Stated task: Output the full listing below exactly, without the pictures.

Data segment:

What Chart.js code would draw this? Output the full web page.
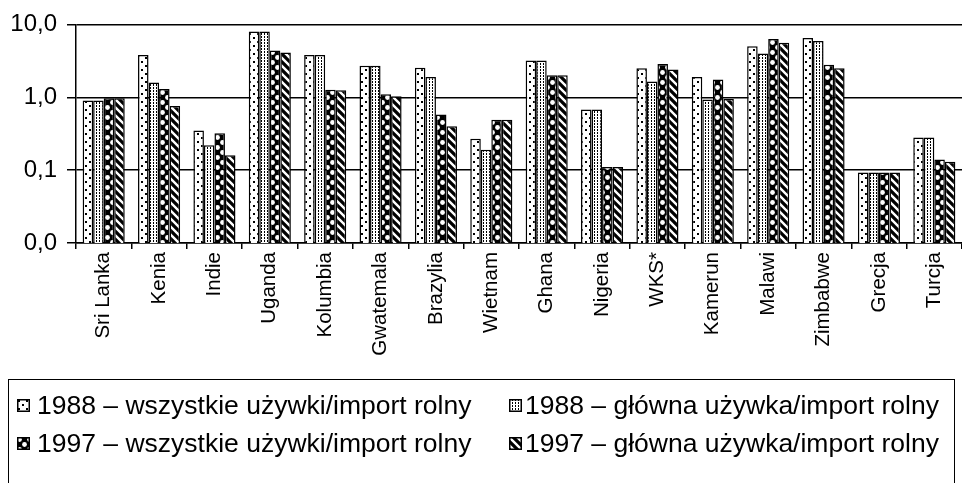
<!DOCTYPE html>
<html><head><meta charset="utf-8">
<script src="https://cdn.jsdelivr.net/npm/chart.js@4/dist/chart.umd.min.js"></script>
<style>
html,body{margin:0;padding:0;background:#fff;}
#wrap{position:relative;width:962px;height:483px;overflow:hidden;background:#fff;}
#c{position:absolute;left:0;top:0;}
#legend{position:absolute;left:8px;top:379px;width:947px;height:130px;border:1.5px solid #000;box-sizing:border-box;font-family:"Liberation Sans",Arial,sans-serif;font-size:26.5px;color:#000;}
.item{position:absolute;height:30px;white-space:nowrap;}
.item canvas{position:absolute;top:9px;display:block;}
.item span{position:absolute;top:0;line-height:30px;}
</style></head>
<body><div id="wrap"><canvas id="c" width="962" height="483"></canvas><div id="legend"></div></div>
<script>
const categories = ['Sri Lanka','Kenia','Indie','Uganda','Kolumbia','Gwatemala','Brazylia','Wietnam','Ghana','Nigeria','WKS*','Kamerun','Malawi','Zimbabwe','Grecja','Turcja'];
const seriesLabels = ['1988 – wszystkie używki/import rolny','1988 – główna używka/import rolny','1997 – wszystkie używki/import rolny','1997 – główna używka/import rolny'];
const all1988  = [0.90, 3.8, 0.35, 8.0, 3.8, 2.7, 2.55, 0.27, 3.2, 0.68, 2.5, 1.9, 5.0, 6.5, 0.093, 0.28];
const main1988 = [0.90, 1.6, 0.22, 8.0, 3.8, 2.7, 1.9, 0.19, 3.2, 0.68, 1.65, 0.93, 4.0, 5.9, 0.093, 0.28];
const all1997  = [0.97, 1.3, 0.32, 4.4, 1.27, 1.1, 0.58, 0.49, 2.0, 0.11, 2.85, 1.75, 6.3, 2.8, 0.093, 0.14];
const main1997 = [0.97, 0.76, 0.16, 4.1, 1.25, 1.03, 0.40, 0.49, 2.0, 0.11, 2.4, 0.95, 5.6, 2.5, 0.093, 0.13];
const yTickValues = [0.01, 0.1, 1, 10];

function tile(w,h,draw){const c=document.createElement('canvas');c.width=w;c.height=h;const x=c.getContext('2d');draw(x,w,h);return c;}
const tiles = [
  tile(8,8,(x)=>{x.fillStyle='#fff';x.fillRect(0,0,8,8);x.fillStyle='#000';x.fillRect(1,1,2,2);x.fillRect(5,5,2,2);}),
  tile(3,3,(x)=>{x.fillStyle='#fff';x.fillRect(0,0,3,3);x.fillStyle='#000';x.fillRect(0,0,1,2);}),
  tile(10,10,(x)=>{x.fillStyle='#000';x.fillRect(0,0,10,10);x.fillStyle='#fff';x.beginPath();x.arc(2.5,2.5,2.4,0,Math.PI*2);x.fill();x.beginPath();x.arc(7.5,7.5,2.4,0,Math.PI*2);x.fill();}),
  tile(8,8,(x)=>{x.fillStyle='#000';x.fillRect(0,0,8,8);x.strokeStyle='#fff';x.lineWidth=2.4;x.beginPath();x.moveTo(-4,-4);x.lineTo(12,12);x.moveTo(-4,4);x.lineTo(4,12);x.moveTo(4,-4);x.lineTo(12,4);x.stroke();})
];
const ctx = document.getElementById('c').getContext('2d');
const patterns = tiles.map(t=>ctx.createPattern(t,'repeat'));
const seriesData = [all1988, main1988, all1997, main1997];

new Chart(ctx, {
  type:'bar',
  data:{labels:categories, datasets: seriesData.map((d,i)=>({label:seriesLabels[i], data:d, backgroundColor:patterns[i], borderColor:'#000', borderWidth:1.5, categoryPercentage:0.76, barPercentage:1.0}))},
  options:{
    responsive:false, animation:false, devicePixelRatio:1,
    layout:{padding:{top:21,left:0,right:0,bottom:120}},
    plugins:{legend:{display:false}, tooltip:{enabled:false}},
    scales:{
      x:{
        grid:{display:true, drawOnChartArea:false, drawTicks:true, tickLength:6, color:'#000', lineWidth:1.5, offset:true},
        border:{display:true, color:'#000', width:1.5},
        ticks:{color:'#000', font:{family:'"Liberation Sans", Arial, sans-serif', size:20.5}, minRotation:90, maxRotation:90, padding:3, autoSkip:false},
        afterFit:(s)=>{s.height=120;}
      },
      y:{
        type:'logarithmic', min:0.01, max:10,
        afterBuildTicks:(s)=>{s.ticks = yTickValues.map(v=>({value:v}));},
        afterFit:(s)=>{s.width=76;},
        grid:{color:'#000', lineWidth:1.5, tickLength:9, drawTicks:true},
        border:{display:true, color:'#000', width:1.5},
        ticks:{color:'#000', padding:10, font:{family:'"Liberation Sans", Arial, sans-serif', size:24}, callback:(v)=>Number(v).toFixed(1).replace('.',',')}
      }
    }
  }
});

// HTML legend (positions relative to legend box)
const legendEl = document.getElementById('legend');
const rows = [10, 48];
const iconX = [8, 500], textX = [28, 516];
seriesLabels.forEach((lab,i)=>{
  const col = i % 2, row = Math.floor(i/2);
  const it=document.createElement('div'); it.className='item'; it.style.left='0px'; it.style.top=rows[row]+'px';
  const ic=document.createElement('canvas'); ic.width=13; ic.height=13; ic.style.left=iconX[col]+'px';
  const ix=ic.getContext('2d'); ix.fillStyle=ix.createPattern(tiles[i],'repeat'); ix.fillRect(0,0,13,13); ix.strokeStyle='#000'; ix.lineWidth=1.5; ix.strokeRect(0.75,0.75,11.5,11.5);
  const sp=document.createElement('span'); sp.textContent=lab; sp.style.left=textX[col]+'px';
  it.appendChild(ic); it.appendChild(sp); legendEl.appendChild(it);
});
</script></body></html>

In response:
What Chart.js code would draw this? Output the full web page.
<!DOCTYPE html>
<html><head><meta charset="utf-8">
<script src="https://cdn.jsdelivr.net/npm/chart.js@4/dist/chart.umd.min.js"></script>
<style>
html,body{margin:0;padding:0;background:#fff;}
#wrap{position:relative;width:962px;height:483px;overflow:hidden;background:#fff;}
#c{position:absolute;left:0;top:0;}
#legend{position:absolute;left:8px;top:379px;width:947px;height:130px;border:1.5px solid #000;box-sizing:border-box;font-family:"Liberation Sans",Arial,sans-serif;font-size:26.5px;color:#000;}
.item{position:absolute;height:30px;white-space:nowrap;}
.item canvas{position:absolute;top:9px;display:block;}
.item span{position:absolute;top:0;line-height:30px;}
</style></head>
<body><div id="wrap"><canvas id="c" width="962" height="483"></canvas><div id="legend"></div></div>
<script>
const categories = ['Sri Lanka','Kenia','Indie','Uganda','Kolumbia','Gwatemala','Brazylia','Wietnam','Ghana','Nigeria','WKS*','Kamerun','Malawi','Zimbabwe','Grecja','Turcja'];
const seriesLabels = ['1988 – wszystkie używki/import rolny','1988 – główna używka/import rolny','1997 – wszystkie używki/import rolny','1997 – główna używka/import rolny'];
const all1988  = [0.90, 3.8, 0.35, 8.0, 3.8, 2.7, 2.55, 0.27, 3.2, 0.68, 2.5, 1.9, 5.0, 6.5, 0.093, 0.28];
const main1988 = [0.90, 1.6, 0.22, 8.0, 3.8, 2.7, 1.9, 0.19, 3.2, 0.68, 1.65, 0.93, 4.0, 5.9, 0.093, 0.28];
const all1997  = [0.97, 1.3, 0.32, 4.4, 1.27, 1.1, 0.58, 0.49, 2.0, 0.11, 2.85, 1.75, 6.3, 2.8, 0.093, 0.14];
const main1997 = [0.97, 0.76, 0.16, 4.1, 1.25, 1.03, 0.40, 0.49, 2.0, 0.11, 2.4, 0.95, 5.6, 2.5, 0.093, 0.13];
const yTickValues = [0.01, 0.1, 1, 10];

function tile(w,h,draw){const c=document.createElement('canvas');c.width=w;c.height=h;const x=c.getContext('2d');draw(x,w,h);return c;}
const tiles = [
  tile(8,8,(x)=>{x.fillStyle='#fff';x.fillRect(0,0,8,8);x.fillStyle='#000';x.fillRect(1,1,2,2);x.fillRect(5,5,2,2);}),
  tile(3,3,(x)=>{x.fillStyle='#fff';x.fillRect(0,0,3,3);x.fillStyle='#000';x.fillRect(0,0,1,2);}),
  tile(10,10,(x)=>{x.fillStyle='#000';x.fillRect(0,0,10,10);x.fillStyle='#fff';x.beginPath();x.arc(2.5,2.5,2.4,0,Math.PI*2);x.fill();x.beginPath();x.arc(7.5,7.5,2.4,0,Math.PI*2);x.fill();}),
  tile(8,8,(x)=>{x.fillStyle='#000';x.fillRect(0,0,8,8);x.strokeStyle='#fff';x.lineWidth=2.4;x.beginPath();x.moveTo(-4,-4);x.lineTo(12,12);x.moveTo(-4,4);x.lineTo(4,12);x.moveTo(4,-4);x.lineTo(12,4);x.stroke();})
];
const ctx = document.getElementById('c').getContext('2d');
const patterns = tiles.map(t=>ctx.createPattern(t,'repeat'));
const seriesData = [all1988, main1988, all1997, main1997];

new Chart(ctx, {
  type:'bar',
  data:{labels:categories, datasets: seriesData.map((d,i)=>({label:seriesLabels[i], data:d, backgroundColor:patterns[i], borderColor:'#000', borderWidth:1.5, categoryPercentage:0.76, barPercentage:1.0}))},
  options:{
    responsive:false, animation:false, devicePixelRatio:1,
    layout:{padding:{top:21,left:0,right:0,bottom:120}},
    plugins:{legend:{display:false}, tooltip:{enabled:false}},
    scales:{
      x:{
        grid:{display:true, drawOnChartArea:false, drawTicks:true, tickLength:6, color:'#000', lineWidth:1.5, offset:true},
        border:{display:true, color:'#000', width:1.5},
        ticks:{color:'#000', font:{family:'"Liberation Sans", Arial, sans-serif', size:20.5}, minRotation:90, maxRotation:90, padding:3, autoSkip:false},
        afterFit:(s)=>{s.height=120;}
      },
      y:{
        type:'logarithmic', min:0.01, max:10,
        afterBuildTicks:(s)=>{s.ticks = yTickValues.map(v=>({value:v}));},
        afterFit:(s)=>{s.width=76;},
        grid:{color:'#000', lineWidth:1.5, tickLength:9, drawTicks:true},
        border:{display:true, color:'#000', width:1.5},
        ticks:{color:'#000', padding:10, font:{family:'"Liberation Sans", Arial, sans-serif', size:24}, callback:(v)=>Number(v).toFixed(1).replace('.',',')}
      }
    }
  }
});

// HTML legend (positions relative to legend box)
const legendEl = document.getElementById('legend');
const rows = [10, 48];
const iconX = [8, 500], textX = [28, 516];
seriesLabels.forEach((lab,i)=>{
  const col = i % 2, row = Math.floor(i/2);
  const it=document.createElement('div'); it.className='item'; it.style.left='0px'; it.style.top=rows[row]+'px';
  const ic=document.createElement('canvas'); ic.width=13; ic.height=13; ic.style.left=iconX[col]+'px';
  const ix=ic.getContext('2d'); ix.fillStyle=ix.createPattern(tiles[i],'repeat'); ix.fillRect(0,0,13,13); ix.strokeStyle='#000'; ix.lineWidth=1.5; ix.strokeRect(0.75,0.75,11.5,11.5);
  const sp=document.createElement('span'); sp.textContent=lab; sp.style.left=textX[col]+'px';
  it.appendChild(ic); it.appendChild(sp); legendEl.appendChild(it);
});
</script></body></html>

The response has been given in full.